Each tool should subclass BaseTool and define a ToolSpec:

class MyTool(BaseTool):
    name = "my_tool"
    description = "One-line purpose for the LLM."
    spec = ToolSpec(
        name=name,
        description=description,
        inputs=[
            ToolParam(name="path", ptype=str, required=True, description="File path"),
            ToolParam(name="flag", ptype=bool, required=False, description="Optional flag"),
        ],
        returns=ToolReturn(rtype=str, description="Human-readable observation")
    )

    def __call__(self, **kwargs) -> ToolResponse:
        params = self.spec.check_inputs(kwargs)
        # ... do work ...
        return ToolResponse(
            observation="Done.",
            final_answer=False,
            extras={"some_key": "value"}  # becomes ephemeral memory for the next step
        )

`ToolResponse.final_answer`¶

Tools return a ToolResponse with final_answer: bool.
When final_answer=True, the agent treats the tool’s observation as the final user‑facing answer and stops the loop immediately.
When streaming, the agent typically wraps the final text with <__final_answer__> ... </__final_answer__> markers; if config.skip_special_tokens=True, it does not emit markers and just streams the text.
Most tools should return final_answer=False. Only mark as final when the tool’s output is already the complete answer the user should see.
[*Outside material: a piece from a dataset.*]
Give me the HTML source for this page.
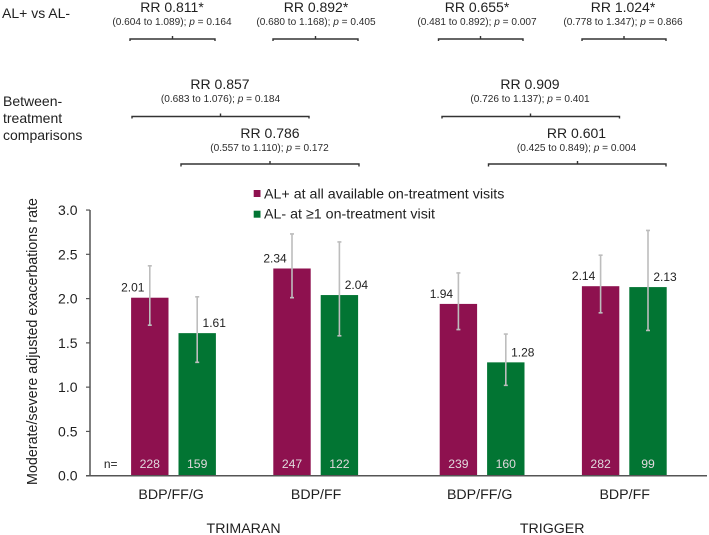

Passing `extras` between tools (LLM‑invisible memory)¶

ToolResponse.extras is a dictionary carried by the agent’s ephemeral memory into the very next tool call automatically.
This pass‑through does not go through the LLM; it is agent‑side only.
You can place non‑serializable / rich Python objects in extras (DB connections, compiled regexes, parsed ASTs, pandas objects, etc.) to avoid lossy stringification.
After a tool call completes, the agent injects extras into the input of the following tool (merged with that tool’s Action inputs).
Memory is cleared after each tool call to avoid accidental long‑term accumulation. Persist long‑term state in your own services or stores if needed.

Error Handling & Self‑Repair¶

Missing/invalid Action → The agent prompts the LLM to repair the Action (bounded by max_parse_retries).
Tool validation errors (unknown keys, missing requireds) → Either drop extras (allow_input_pruning=True) or ask the LLM to repair the inputs.
Tool runtime errors → The agent returns the error text to the LLM and retries with a repaired Action up to max_tool_errors, with backoff.

When retries are exhausted, the agent surfaces the failure as an observation and may still produce a final answer if appropriate.

Streaming Notes¶

The agent streams model thoughts and final answers.
Tools may return strings or generators of strings; tool generators are proxied to the caller for live output.
Final‑answer markers are emitted unless skip_special_tokens=True (in which case only the raw text streams).